**Written task:** Output the full listing below exactly, without the pictures.

**Information supplied:**
------------------------------------
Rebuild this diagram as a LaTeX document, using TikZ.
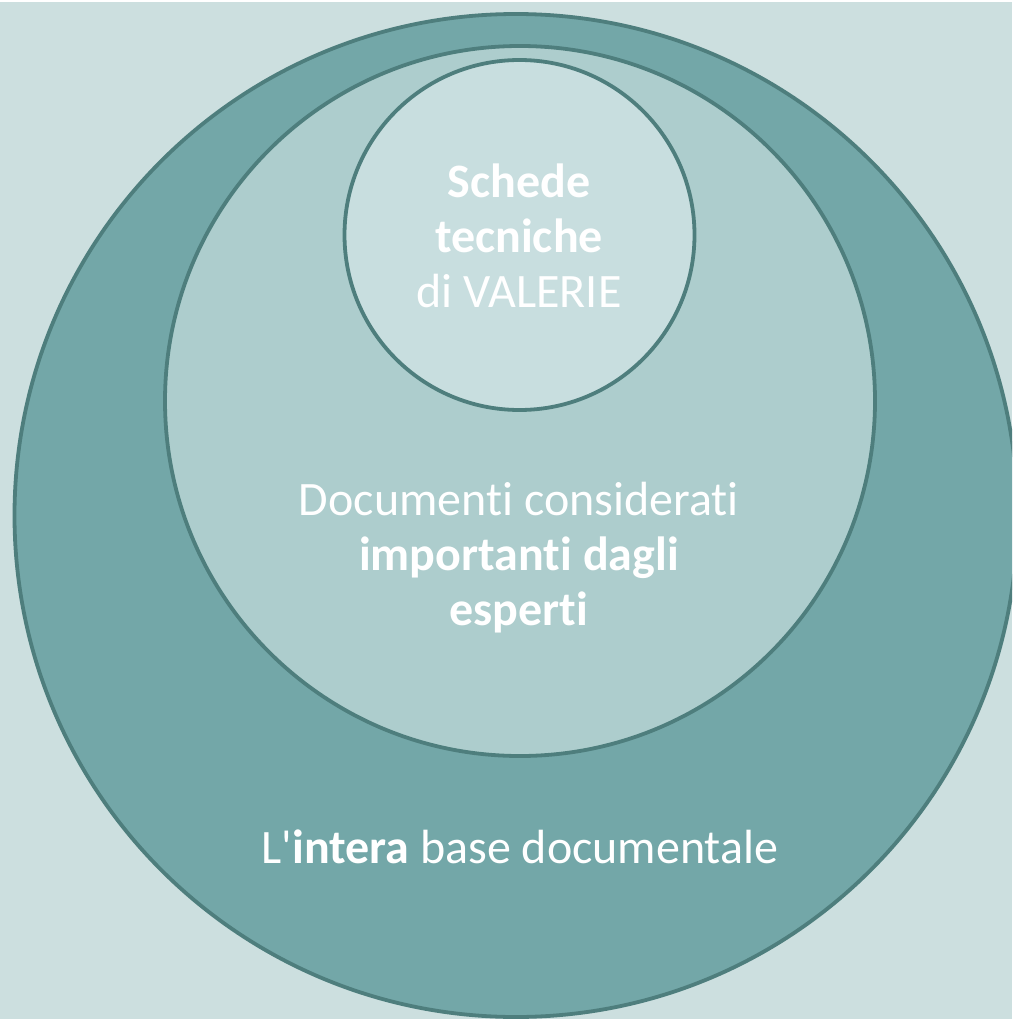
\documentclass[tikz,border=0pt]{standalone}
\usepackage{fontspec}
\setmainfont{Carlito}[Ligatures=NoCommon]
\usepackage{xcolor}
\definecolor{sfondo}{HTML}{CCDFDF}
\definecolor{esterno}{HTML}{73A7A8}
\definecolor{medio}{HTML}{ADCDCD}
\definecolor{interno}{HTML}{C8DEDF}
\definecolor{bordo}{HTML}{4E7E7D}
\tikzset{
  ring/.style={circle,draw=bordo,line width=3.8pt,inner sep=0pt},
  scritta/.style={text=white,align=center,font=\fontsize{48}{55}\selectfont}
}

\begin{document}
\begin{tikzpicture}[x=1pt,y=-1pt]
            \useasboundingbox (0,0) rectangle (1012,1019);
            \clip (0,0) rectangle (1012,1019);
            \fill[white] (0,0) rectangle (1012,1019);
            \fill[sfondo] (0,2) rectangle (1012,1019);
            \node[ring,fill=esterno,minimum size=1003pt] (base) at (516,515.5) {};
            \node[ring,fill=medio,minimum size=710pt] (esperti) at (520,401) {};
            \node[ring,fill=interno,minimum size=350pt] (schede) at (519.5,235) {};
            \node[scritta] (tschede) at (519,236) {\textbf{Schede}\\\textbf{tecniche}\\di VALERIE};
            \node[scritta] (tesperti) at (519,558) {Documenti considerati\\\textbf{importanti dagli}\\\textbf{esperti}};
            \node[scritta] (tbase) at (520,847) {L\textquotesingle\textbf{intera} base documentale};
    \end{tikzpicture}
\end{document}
------------------------------------
**Answer for this exercise:**
Rebuild this diagram as a LaTeX document, using TikZ.
\documentclass[tikz,border=0pt]{standalone}
\usepackage{fontspec}
\setmainfont{Carlito}[Ligatures=NoCommon]
\usepackage{xcolor}
\definecolor{sfondo}{HTML}{CCDFDF}
\definecolor{esterno}{HTML}{73A7A8}
\definecolor{medio}{HTML}{ADCDCD}
\definecolor{interno}{HTML}{C8DEDF}
\definecolor{bordo}{HTML}{4E7E7D}
\tikzset{
  ring/.style={circle,draw=bordo,line width=3.8pt,inner sep=0pt},
  scritta/.style={text=white,align=center,font=\fontsize{48}{55}\selectfont}
}

\begin{document}
\begin{tikzpicture}[x=1pt,y=-1pt]
            \useasboundingbox (0,0) rectangle (1012,1019);
            \clip (0,0) rectangle (1012,1019);
            \fill[white] (0,0) rectangle (1012,1019);
            \fill[sfondo] (0,2) rectangle (1012,1019);
            \node[ring,fill=esterno,minimum size=1003pt] (base) at (516,515.5) {};
            \node[ring,fill=medio,minimum size=710pt] (esperti) at (520,401) {};
            \node[ring,fill=interno,minimum size=350pt] (schede) at (519.5,235) {};
            \node[scritta] (tschede) at (519,236) {\textbf{Schede}\\\textbf{tecniche}\\di VALERIE};
            \node[scritta] (tesperti) at (519,558) {Documenti considerati\\\textbf{importanti dagli}\\\textbf{esperti}};
            \node[scritta] (tbase) at (520,847) {L\textquotesingle\textbf{intera} base documentale};
    \end{tikzpicture}
\end{document}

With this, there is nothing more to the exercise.